Key details from staff: the district uses a four-level local coding system. Examples given: level 1'level 2 responses can include detention, restorative practice and loss of privileges; levels 3'level 4 can include in-school suspension (ISS) or out-of-school suspension (OSS) for one to 10 days at the school level and possible referral to tribunal for longer removals. Staff emphasized that when a student with an Individualized Education Program (IEP) or a Section 504 plan is at risk of exceeding 10 cumulative suspension days, a manifestation determination review (MDR) must be held. Plude said the MDR and tribunal materials include statements, video and cumulative-folder information so hearing officers have a full record.

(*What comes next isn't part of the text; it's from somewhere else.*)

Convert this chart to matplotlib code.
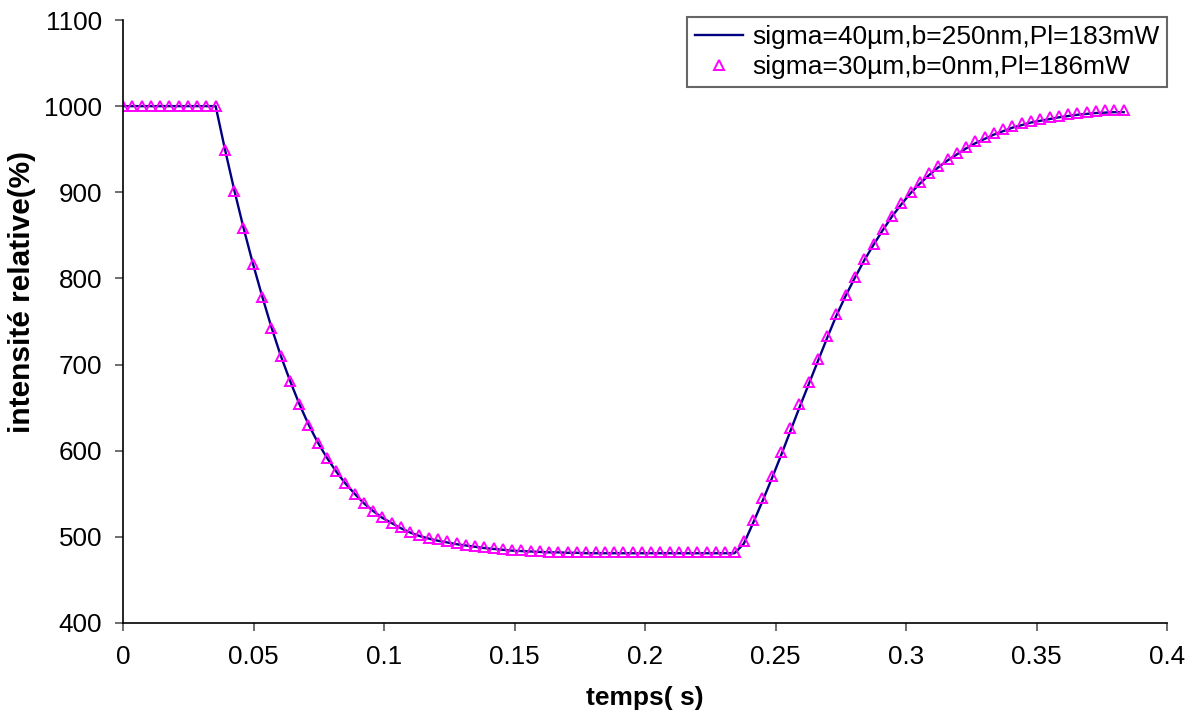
import numpy as np
import matplotlib
matplotlib.use("Agg")
import matplotlib.pyplot as plt
from matplotlib.ticker import FuncFormatter

plt.rcParams['font.family'] = ['Liberation Sans', 'DejaVu Sans']

# sampling grid (s)
n_points = 109
dt = 0.00355
time = np.round(np.arange(n_points) * dt, 5)

# sigma=30µm, b=0nm, Pl=186mW (markers)
markers_y = [
    1000, 1000, 1000, 1000, 1000, 1000, 1000, 1000, 1000, 1000, 1000,
    949, 902, 858, 817, 779, 743, 710, 681, 654, 630,
    609, 592, 576, 562, 550, 539, 530, 523, 516, 511,
    506, 502, 499, 497, 495, 493, 491, 489.5, 488, 487,
    486, 485, 484.5, 484, 483.5, 483,
    483, 482.5, 482, 482, 482, 482, 482, 482, 482, 482,
    482, 482, 482, 482, 482, 482, 482, 482, 482, 482,
    495, 520, 545, 571, 598, 626, 654, 680, 707, 733,
    759, 781, 802, 822, 840, 857, 873, 887, 900, 912,
    922, 931, 939, 946, 953, 959, 964, 969, 973, 977,
    980, 983, 985, 987, 989, 991, 992, 993, 994, 995,
    996, 996,
]

# sigma=40µm, b=250nm, Pl=183mW (line)
line_y = [
    1000, 1000, 1000, 1000, 1000, 1000, 1000, 1000, 1000, 1000, 1000,
    950, 903, 859, 818, 780, 744, 711, 682, 655, 631,
    610, 592, 576, 562, 550, 539, 530, 522, 516, 510,
    505, 501, 498, 495.5, 493.5, 491.5, 490, 488.5, 487, 486,
    485, 484, 483.5, 483, 482.5, 482,
    482, 481.5, 481.5, 481, 481, 481, 481, 481, 481, 481,
    481, 481, 481, 481, 481, 481, 481, 481, 481, 481,
    492, 516, 541, 567, 594, 622, 650, 677, 704, 731,
    757, 780, 801, 821, 839, 856, 872, 886, 899, 910,
    920, 929, 937, 944, 951, 957, 962, 967, 971, 975,
    978, 981, 983, 985, 987, 988.5, 990, 991, 992, 992.5,
    993, 993,
]

x_ticks = [0, 0.05, 0.1, 0.15, 0.2, 0.25, 0.3, 0.35, 0.4]
y_ticks = [400, 500, 600, 700, 800, 900, 1000, 1100]

label_line = "sigma=40µm,b=250nm,Pl=183mW"
label_markers = "sigma=30µm,b=0nm,Pl=186mW"

fig = plt.figure(figsize=(11.96, 7.18), dpi=100)
ax = fig.add_axes([123/1196, 1 - 623/718, (1167-123)/1196, (623-20)/718])

ax.plot(time, line_y, color='#000080', lw=1.7, label=label_line, zorder=2)
ax.plot(time, markers_y, linestyle='none', marker='^', markersize=7.5,
        markerfacecolor='none', markeredgecolor='#FF00FF', markeredgewidth=1.4,
        label=label_markers, zorder=3)

ax.set_xlim(0, 0.4)
ax.set_ylim(400, 1100)
ax.set_xticks(x_ticks)
ax.set_yticks(y_ticks)
ax.xaxis.set_major_formatter(FuncFormatter(lambda v, p: ('%g' % round(v, 3))))

for s in ['top', 'right']:
    ax.spines[s].set_visible(False)
for s in ['left', 'bottom']:
    ax.spines[s].set_color('black')
    ax.spines[s].set_linewidth(1.2)
    ax.spines[s].set_zorder(5)

ax.tick_params(axis='both', direction='out', length=6, width=1.2,
               color='#555555', labelsize=18.7, labelcolor='black')
ax.tick_params(axis='x', pad=10)
ax.tick_params(axis='y', pad=9)

ax.set_xlabel('temps( s)', fontsize=19, fontweight='bold', labelpad=12)
ax.set_ylabel('intensité relative(%)', fontsize=21.5, fontweight='bold')
ax.yaxis.set_label_coords((36 - 123) / 1044, (623 - 292) / 603)

leg = ax.legend(loc='upper right', bbox_to_anchor=(1.0, 1.005), fontsize=19,
                frameon=True, fancybox=False, framealpha=1, edgecolor='#666666',
                handlelength=1.8, handletextpad=0.35, borderpad=0.3,
                labelspacing=0.25, borderaxespad=0.0)
leg.get_frame().set_linewidth(1.5)

fig.savefig('out.png', dpi=100)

The update described districtwide supports: an administrator's guide and trainings, Multi-Tiered Systems of Support (MTSS) and Positive Behavioral Interventions and Supports (PBIS) as the behavioral backbone, and school wellness teams that include counselors and behavioral specialists. Staff said principals receive periodic reports and may run their own Synergy or PowerSchool queries to identify hotspots by location, time of day or teacher.

Board members pressed on equity and outcomes. Inge asked whether race and English-language learner status were tracked; staff said the demographic fields are in the data set and that they had narrowed the export for board distribution to avoid an unmanageably large file of incident-level rows. Plude said the district encourages principals to sort and analyze for disproportionality by race, special education status and other subgroups.

Elementary alternative supports: staff described ACES, an elementary-level alternative classroom housed at Crossroads for students who face long-term suspensions. Presenters said the ACES program typically serves very few students each year ("less than five," they said) and that principals and program staff prioritize returning students to their home schools when appropriate.

Resources and next steps: staff said they provide ongoing coaching, summer trainings and a regular newsletter (referred to as "Plude's News") for principals and school teams. They told the board they are pressing to make restorative or in-school options more consistently available across schools but cited staffing and budget constraints as limiting factors. The presentation closed with staff offering to provide condensed demographic breakdowns and school-level follow-up reports to the board.

The board did not take formal action during the presentation; the discussion informed later agenda items.